The deportation of people from Ukraine has “chilling echoes from European history”, the UK’s permanent representative to the UN has said.
Dame Barbara Woodward was speaking at a briefing on Ukraine at the UN Security Council.
“We are deeply concerned by reporting by the UN, the OSCE and civil society organisations that Russia is systematically detaining, processing and deporting Ukrainian men, women and children, with chilling echoes from European history,” she said.
“As we have heard, civilians reportedly face interrogation, body searches, stripping, invasive data collection, ill-treatment and torture while passing through ‘filtration’.
“Those who are deemed most threatening are reportedly held indefinitely in detention centres, while others, including unaccompanied children, are forcibly deported to Russia. Some simply disappear.”
She added that the “appalling term ‘de-nazification’” was a “cover for obliterating Ukraine from the map”.
Around 51,250 Russian soldiers killed since invasion, says Ukraine
Some 51,250 Russian soldiers have been killed since the beginning of the invasion, according to figures published by the Ukrainian military.
A graphic posted to Twitter by the general staff of the Ukrainian armed forces showed “total combat losses of the enemy” from 24 February to today.
As well as the soldiers killed, it said Russia has lost a total of 2,112 tanks, 4,557 armoured personnel vehicles, and 239 aircraft.
The number of total Russian deaths is an increase of 640 on Wednesday’s update.
A separate post on Facebook said Russia had suffered the greatest losses in the region of the southeastern city of Donetsk.

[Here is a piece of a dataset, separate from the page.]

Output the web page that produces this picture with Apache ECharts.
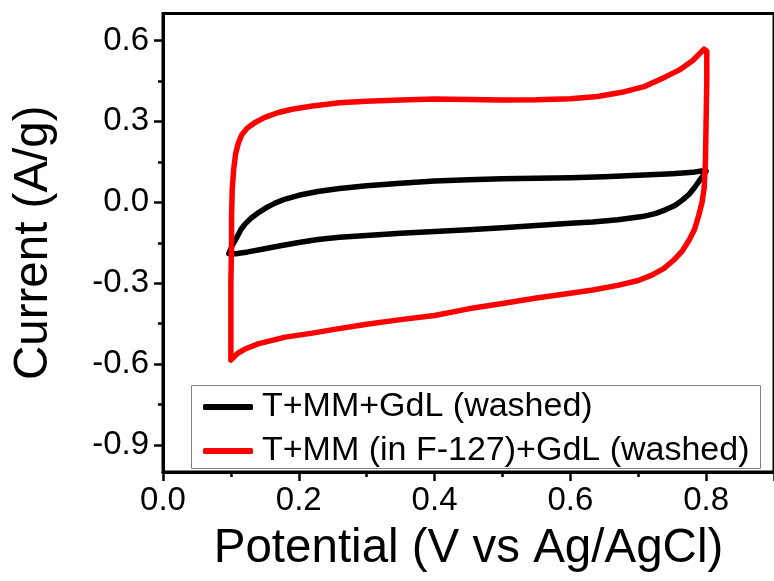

Asked about the cost of the invasion during a speech at the Russian Eastern Economic Forum on Wednesday, Vladimir Putin denied reports of Russian losses.

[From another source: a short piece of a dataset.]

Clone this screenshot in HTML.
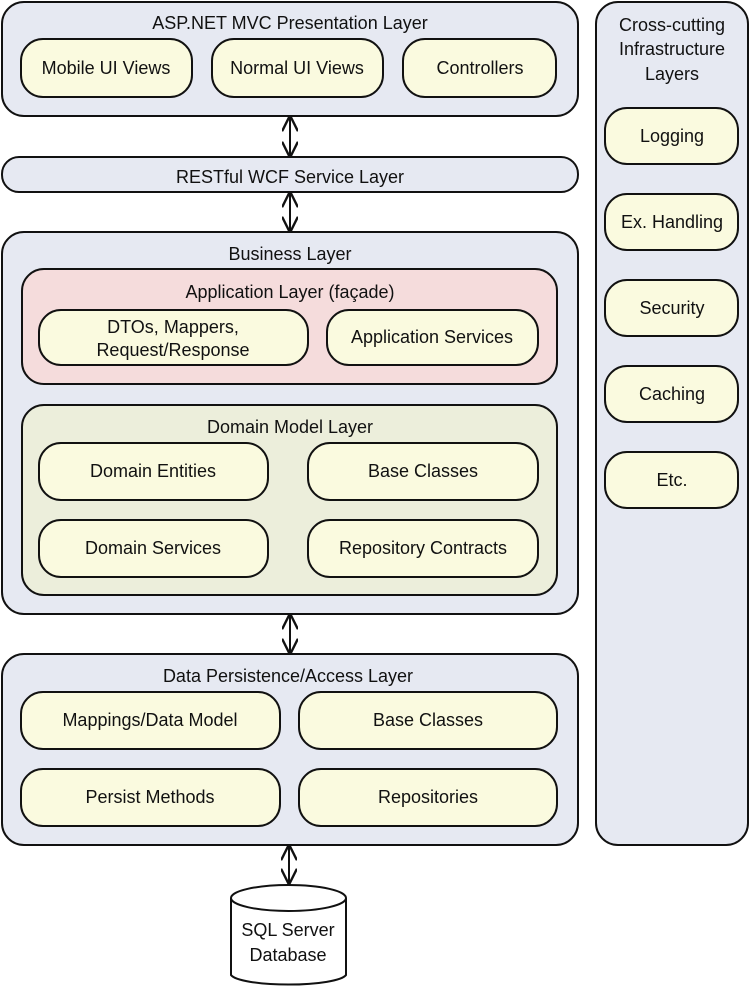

“We haven’t lost anything and we won’t lose anything,” he said. “The main gain is the strengthening of our sovereignty.”
An upbeat message from Ukraine’s Ministry of Defence this morning as that counter-offensive in Kharkiv continues.
“Dracarys” is a command used by characters in Game of Thrones when they want a dragon to breath fire.
Russian forces carried out two missiles strikes in Kharkiv overnight, according to the city’s mayor.
Posting on Telegram, Ihor Terekhov said rockets hit the neighbourhoods of Saltovskoye and Kholodnogorsk at around midnight local time.
He said preliminary reports suggested the strike in Saltovskoye had hit infrastructure that was “critically important for the normal life support of the city”.
He said the strike in Kholodnogorsk had hit a local business.
“Information about the destruction and victims is being clarified,” he said.
Ukraine recaptures up to 400 sq km in Kharkiv
Ukraine has retaken 400 sq km of territory in the east of the Kharkiv region, according to US-based think tank The Institute for the Study of War.
In its latest assessment of the situation on the ground, the group said that, on 7 September, Ukrainian forces “likely used tactical surprise to advance at least 20km into Russian-held territory”.
It said Ukraine was “likely exploiting Russian force reallocation” to the south to “conduct an opportunistic yet highly effective counteroffensive” northwest of the city of Izyum.
It added that Russia had been forced to refocus its forces in the south because of Ukraine’s ongoing operations in the Kherson region.